Task instructions: Transcribe every line exactly. Leave the pictures behind.

____ Source excerpt

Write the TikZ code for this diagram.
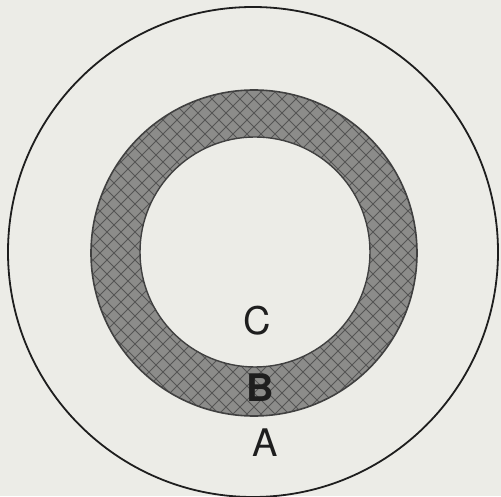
\documentclass[tikz,border=0pt]{standalone}
\usepackage{fontspec}
\setmainfont{TeX Gyre Heros}
\definecolor{paper}{RGB}{236,236,231}
\definecolor{ringfill}{RGB}{140,140,138}
\definecolor{hatch}{RGB}{85,85,85}
\definecolor{ink}{RGB}{30,30,30}
\tikzset{
  lbl/.style={font=\fontsize{38}{38}\selectfont, text=ink, inner sep=0pt},
}
\begin{document}
\begin{tikzpicture}[x=1pt,y=1pt]
\fill[paper] (0,0) rectangle (501,496);
\useasboundingbox (0,0) rectangle (501,496);
% outer circle
\draw[ink, line width=1.8pt] (253,244) circle[radius=245];
% ring
\fill[ringfill, even odd rule] (254,243) circle[radius=163] (255,244) circle[radius=115];
\begin{scope}[even odd rule]
  \clip (254,243) circle[radius=163] (255,244) circle[radius=115];
  \foreach \k in {-45,...,45} {
    \draw[hatch, line width=1pt] (\k*14+254-200,43) -- ++(400,400);
    \draw[hatch, line width=1pt] (\k*14+254+200,43) -- ++(-400,400);
  }
\end{scope}
\draw[ink!85, line width=1.6pt] (254,243) circle[radius=163];
\draw[ink!85, line width=1.4pt] (255,244) circle[radius=115];
% labels
\node[lbl] (c) at (257,175) {C};
\node[lbl, font=\fontsize{38}{38}\selectfont\bfseries] (b) at (260,108) {B};
\node[lbl] (a) at (265,53) {A};
\end{tikzpicture}
\end{document}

________

Written reply:
Write the TikZ code for this diagram.
\documentclass[tikz,border=0pt]{standalone}
\usepackage{fontspec}
\setmainfont{TeX Gyre Heros}
\definecolor{paper}{RGB}{236,236,231}
\definecolor{ringfill}{RGB}{140,140,138}
\definecolor{hatch}{RGB}{85,85,85}
\definecolor{ink}{RGB}{30,30,30}
\tikzset{
  lbl/.style={font=\fontsize{38}{38}\selectfont, text=ink, inner sep=0pt},
}
\begin{document}
\begin{tikzpicture}[x=1pt,y=1pt]
\fill[paper] (0,0) rectangle (501,496);
\useasboundingbox (0,0) rectangle (501,496);
% outer circle
\draw[ink, line width=1.8pt] (253,244) circle[radius=245];
% ring
\fill[ringfill, even odd rule] (254,243) circle[radius=163] (255,244) circle[radius=115];
\begin{scope}[even odd rule]
  \clip (254,243) circle[radius=163] (255,244) circle[radius=115];
  \foreach \k in {-45,...,45} {
    \draw[hatch, line width=1pt] (\k*14+254-200,43) -- ++(400,400);
    \draw[hatch, line width=1pt] (\k*14+254+200,43) -- ++(-400,400);
  }
\end{scope}
\draw[ink!85, line width=1.6pt] (254,243) circle[radius=163];
\draw[ink!85, line width=1.4pt] (255,244) circle[radius=115];
% labels
\node[lbl] (c) at (257,175) {C};
\node[lbl, font=\fontsize{38}{38}\selectfont\bfseries] (b) at (260,108) {B};
\node[lbl] (a) at (265,53) {A};
\end{tikzpicture}
\end{document}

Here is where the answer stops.